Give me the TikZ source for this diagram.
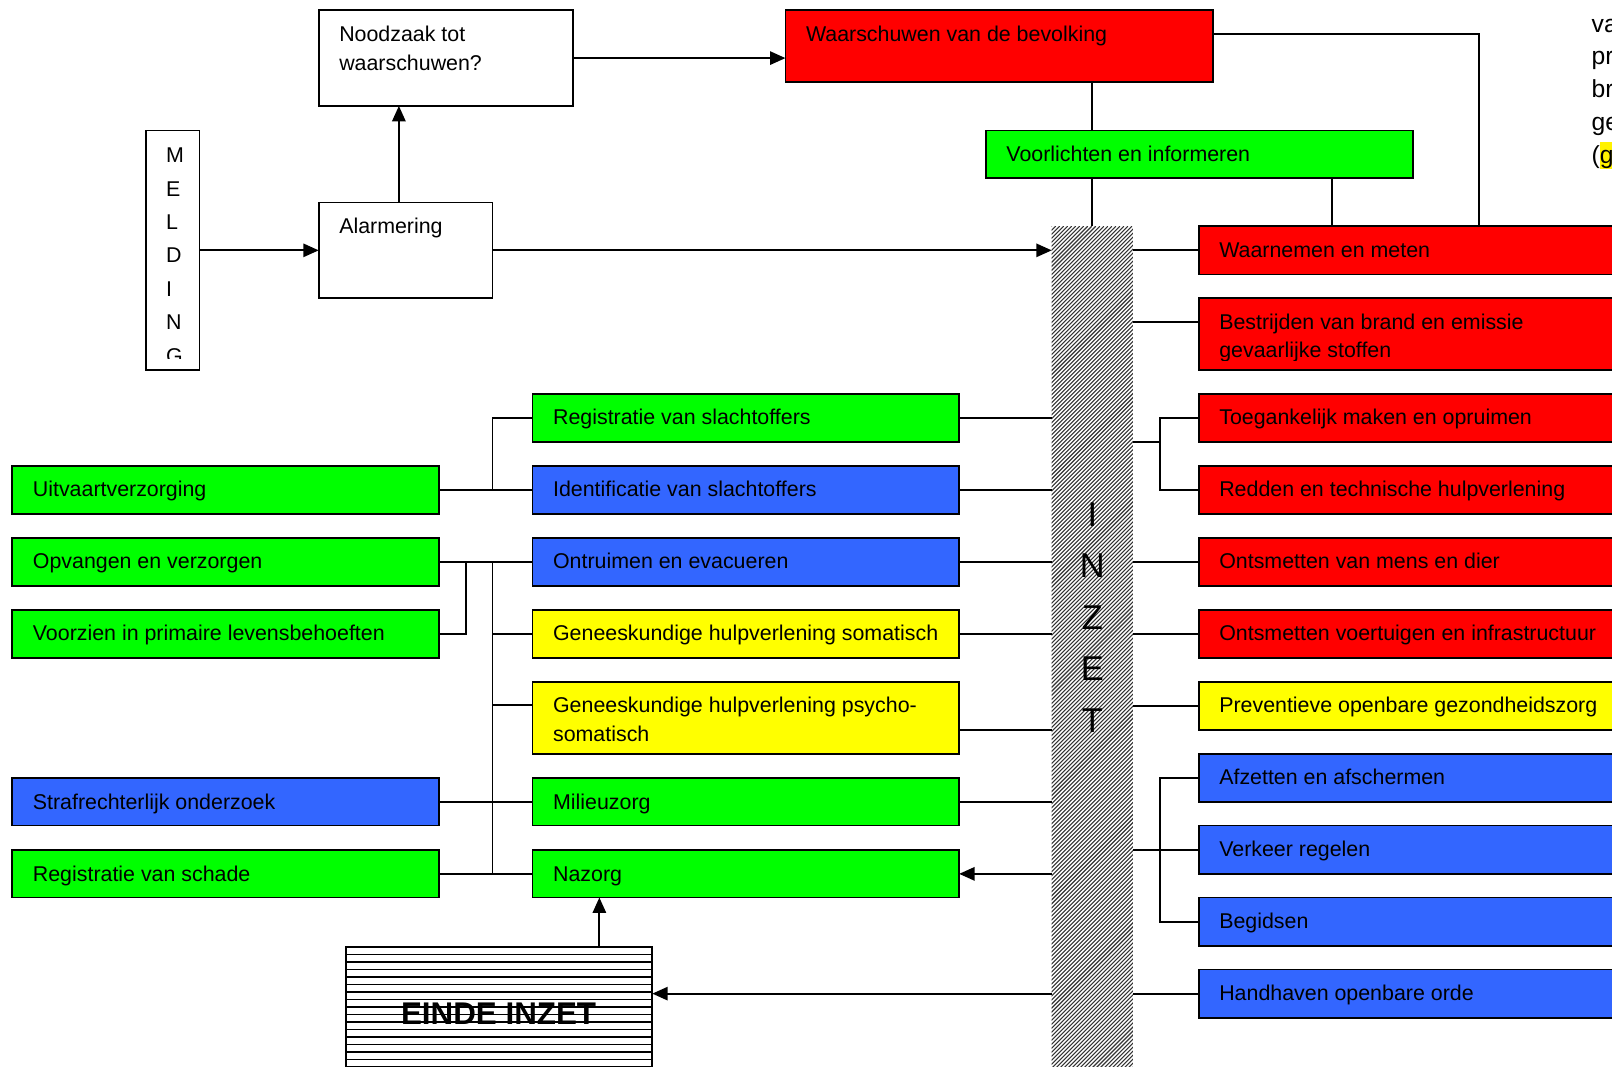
\documentclass[tikz,border=0pt]{standalone}
\usepackage{fontspec}
\setmainfont{Liberation Sans}
\usetikzlibrary{arrows.meta,calc}
\definecolor{rd}{RGB}{255,0,0}
\definecolor{gr}{RGB}{0,255,0}
\definecolor{bl}{RGB}{51,102,255}
\definecolor{ye}{RGB}{255,255,0}
\newcommand\mybox[7]{%
  \node[box,fill=#6,minimum width={#4-#2},minimum height={#5-#3}] (#1) at (#2,#3) {};
  \node[txt] (#1-t) at (#2+20,#3+10.5) {\strut #7};}
\begin{document}
\begin{tikzpicture}[x=1pt,y=-1pt,
  box/.style={draw=black,line width=1.8pt,rectangle,inner sep=0pt,outer sep=0pt,anchor=north west},
  txt/.style={anchor=north west,inner sep=0pt,outer sep=0pt,align=left,font=\fontsize{20.8}{28}\selectfont},
  conn/.style={line width=1.8pt},
  arr/.style={conn,-{Triangle[length=15pt,width=13pt]}}]
\useasboundingbox (0,0) rectangle (1568,1037);

% INZET bar
\node[inner sep=0pt,outer sep=0pt,minimum width=79,minimum height=825,anchor=north west] (inzet) at (1023,220) {};
\begin{scope}
  \clip (1023,220) rectangle (1102,1045);
  \foreach \k in {0,...,235} \draw[line width=1.05pt,black!80] (1023-825+3.9*\k,1045) -- ++(825,-825);
\end{scope}
\node[anchor=north,inner sep=0pt,align=center,font=\fontsize{33.5}{50}\selectfont] (inzet-t) at (1062.5,477) {\strut I\\N\\Z\\E\\T};

% MELDING
\node[box,fill=white,minimum width=52,minimum height=233] (meld) at (142,127) {};
\begin{scope}
  \clip (142,127) rectangle (194,349);
  \node[anchor=north west,inner sep=0pt,align=left,font=\fontsize{20.8}{32.5}\selectfont] (meld-t) at (161.5,135.25) {\strut M\\E\\L\\D\\I\\N\\G};
\end{scope}

% top boxes
\mybox{nood}{310}{10}{557}{103}{white}{Noodzaak tot\\waarschuwen?}
\mybox{alarm}{310}{197}{479}{290}{white}{Alarmering}
\mybox{warn}{764}{10}{1180}{80}{rd}{Waarschuwen van de bevolking}
\mybox{voor}{959}{127}{1374}{173}{gr}{Voorlichten en informeren}

% right column
\mybox{waar}{1166}{220}{1580}{267}{rd}{Waarnemen en meten}
\node[box,fill=rd,minimum width=414,minimum height=70] (best) at (1166,290) {};
\begin{scope}
  \clip (1166,290) rectangle (1580,351);
  \node[txt] (best-t) at (1186,300.5) {\strut Bestrijden van brand en emissie\\gevaarlijke stoffen};
\end{scope}
\mybox{toeg}{1166}{383}{1580}{430}{rd}{Toegankelijk maken en opruimen}
\mybox{redd}{1166}{453}{1580}{500}{rd}{Redden en technische hulpverlening}
\mybox{ontm}{1166}{523}{1580}{570}{rd}{Ontsmetten van mens en dier}
\mybox{ontv}{1166}{593}{1580}{640}{rd}{Ontsmetten voertuigen en infrastructuur}
\mybox{prev}{1166}{663}{1580}{710}{ye}{Preventieve openbare gezondheidszorg}
\mybox{afz}{1166}{733}{1580}{780}{bl}{Afzetten en afschermen}
\mybox{verk}{1166}{803}{1580}{850}{bl}{Verkeer regelen}
\mybox{begi}{1166}{873}{1580}{920}{bl}{Begidsen}
\mybox{hand}{1166}{943}{1580}{990}{bl}{Handhaven openbare orde}

% middle column
\mybox{regs}{518}{383}{933}{430}{gr}{Registratie van slachtoffers}
\mybox{iden}{518}{453}{933}{500}{bl}{Identificatie van slachtoffers}
\mybox{ontr}{518}{523}{933}{570}{bl}{Ontruimen en evacueren}
\mybox{gsom}{518}{593}{933}{640}{ye}{Geneeskundige hulpverlening somatisch}
\mybox{gpsy}{518}{663}{933}{733}{ye}{Geneeskundige hulpverlening psycho-\\somatisch}
\mybox{mili}{518}{757}{933}{803}{gr}{Milieuzorg}
\mybox{naz}{518}{827}{933}{873}{gr}{Nazorg}

% left column
\mybox{uitv}{12}{453}{427}{500}{gr}{Uitvaartverzorging}
\mybox{opv}{12}{523}{427}{570}{gr}{Opvangen en verzorgen}
\mybox{voorz}{12}{593}{427}{640}{gr}{Voorzien in primaire levensbehoeften}
\mybox{straf}{12}{757}{427}{803}{bl}{Strafrechterlijk onderzoek}
\mybox{rsch}{12}{827}{427}{873}{gr}{Registratie van schade}

% EINDE INZET
\node[box,fill=white,minimum width=298,minimum height=124] (einde) at (336.5,921) {};
\foreach \k in {1,...,16} \draw[line width=1.3pt] (336.5,921+7.3*\k) -- (634.5,921+7.3*\k);
\node[inner sep=0pt,anchor=base,font=\fontsize{30.5}{36}\selectfont\bfseries] (einde-t) at (485,997) {EINDE INZET};

% side text
\node[anchor=north west,inner sep=0pt,align=left,font=\fontsize{24}{32}\selectfont] (side-t) at (1548,8.6)
  {\strut va\\pr\\br\\ge\\({\setlength{\fboxsep}{0pt}\colorbox{yellow}{\rule[-4.7pt]{0pt}{25.9pt}g}}};

% top connectors
\draw[arr] (meld.east) -- (alarm.west);
\coordinate (aN) at ([xshift=-6.5pt]alarm.north);
\draw[arr] (aN) -- (aN |- nood.south);
\draw[arr] (nood.east) -- (nood.east -| warn.west);
\draw[arr] (alarm.east) -- (alarm.east -| inzet.west);
\draw[conn] ([yshift=12pt]warn.east) -| ($(waar.north west)+(273,0)$);
\draw[conn] (warn.south -| inzet.north) -- (voor.north -| inzet.north);
\draw[conn] (voor.south -| inzet.north) -- (inzet.north);
\draw[conn] ($(voor.south west)+(337,0)$) -- ($(waar.north west)+(130,0)$);

% right connectors
\draw[conn] (inzet.east |- waar.west) -- (waar.west);
\coordinate (bestL) at ($(best.north west)+(0,23)$);
\draw[conn] (inzet.east |- bestL) -- (bestL);
\draw[conn] (inzet.east |- toeg.south) -- ($(toeg.south west)+(-38,0)$);
\draw[conn] (toeg.west) -- ++(-38,0) |- (redd.west);
\draw[conn] (inzet.east |- ontm.west) -- (ontm.west);
\draw[conn] (inzet.east |- ontv.west) -- (ontv.west);
\draw[conn] (inzet.east |- prev.west) -- (prev.west);
\draw[conn] (afz.west) -- ++(-38,0) |- (begi.west);
\draw[conn] (inzet.east |- verk.west) -- (verk.west);
\draw[conn] (inzet.east |- hand.west) -- (hand.west);
\draw[arr] (inzet.west |- hand.west) -- (hand.west -| einde.east);

% middle connectors
\draw[conn] (regs.east) -- (regs.east -| inzet.west);
\draw[conn] (iden.east) -- (iden.east -| inzet.west);
\draw[conn] (ontr.east) -- (ontr.east -| inzet.west);
\draw[conn] (gsom.east) -- (gsom.east -| inzet.west);
\coordinate (gpsyR) at ($(gpsy.north east)+(0,47)$);
\draw[conn] (gpsyR) -- (gpsyR -| inzet.west);
\draw[conn] (mili.east) -- (mili.east -| inzet.west);
\draw[arr] (naz.east -| inzet.west) -- (naz.east);
\coordinate (nzA) at ($(naz.south west)+(65,0)$);
\draw[arr] (nzA |- einde.north) -- (nzA);

% left connectors
\draw[conn] (iden.west) -- ++(-39,0) |- (regs.west);
\draw[conn] (uitv.east) -- (iden.west);
\draw[conn] (opv.east) -- (ontr.west);
\draw[conn] (voorz.east) -- ++(26,0) |- (opv.east);
\draw[conn] ($(ontr.west)+(-39,0)$) -- ($(naz.west)+(-39,0)$);
\draw[conn] (gsom.west) -- ++(-39,0);
\coordinate (gpsyL) at ($(gpsy.north west)+(0,23)$);
\draw[conn] (gpsyL) -- ++(-39,0);
\draw[conn] (straf.east) -- (mili.west);
\draw[conn] (rsch.east) -- (naz.west);
\end{tikzpicture}
\end{document}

══════════════════════════════

Give again, word for word, every line from the top of the data through the line with "(inzet-t) at (1062.5,477)", both ends included, and exclude the pictures.

Give me the TikZ source for this diagram.
\documentclass[tikz,border=0pt]{standalone}
\usepackage{fontspec}
\setmainfont{Liberation Sans}
\usetikzlibrary{arrows.meta,calc}
\definecolor{rd}{RGB}{255,0,0}
\definecolor{gr}{RGB}{0,255,0}
\definecolor{bl}{RGB}{51,102,255}
\definecolor{ye}{RGB}{255,255,0}
\newcommand\mybox[7]{%
  \node[box,fill=#6,minimum width={#4-#2},minimum height={#5-#3}] (#1) at (#2,#3) {};
  \node[txt] (#1-t) at (#2+20,#3+10.5) {\strut #7};}
\begin{document}
\begin{tikzpicture}[x=1pt,y=-1pt,
  box/.style={draw=black,line width=1.8pt,rectangle,inner sep=0pt,outer sep=0pt,anchor=north west},
  txt/.style={anchor=north west,inner sep=0pt,outer sep=0pt,align=left,font=\fontsize{20.8}{28}\selectfont},
  conn/.style={line width=1.8pt},
  arr/.style={conn,-{Triangle[length=15pt,width=13pt]}}]
\useasboundingbox (0,0) rectangle (1568,1037);

% INZET bar
\node[inner sep=0pt,outer sep=0pt,minimum width=79,minimum height=825,anchor=north west] (inzet) at (1023,220) {};
\begin{scope}
  \clip (1023,220) rectangle (1102,1045);
  \foreach \k in {0,...,235} \draw[line width=1.05pt,black!80] (1023-825+3.9*\k,1045) -- ++(825,-825);
\end{scope}
\node[anchor=north,inner sep=0pt,align=center,font=\fontsize{33.5}{50}\selectfont] (inzet-t) at (1062.5,477) {\strut I\\N\\Z\\E\\T};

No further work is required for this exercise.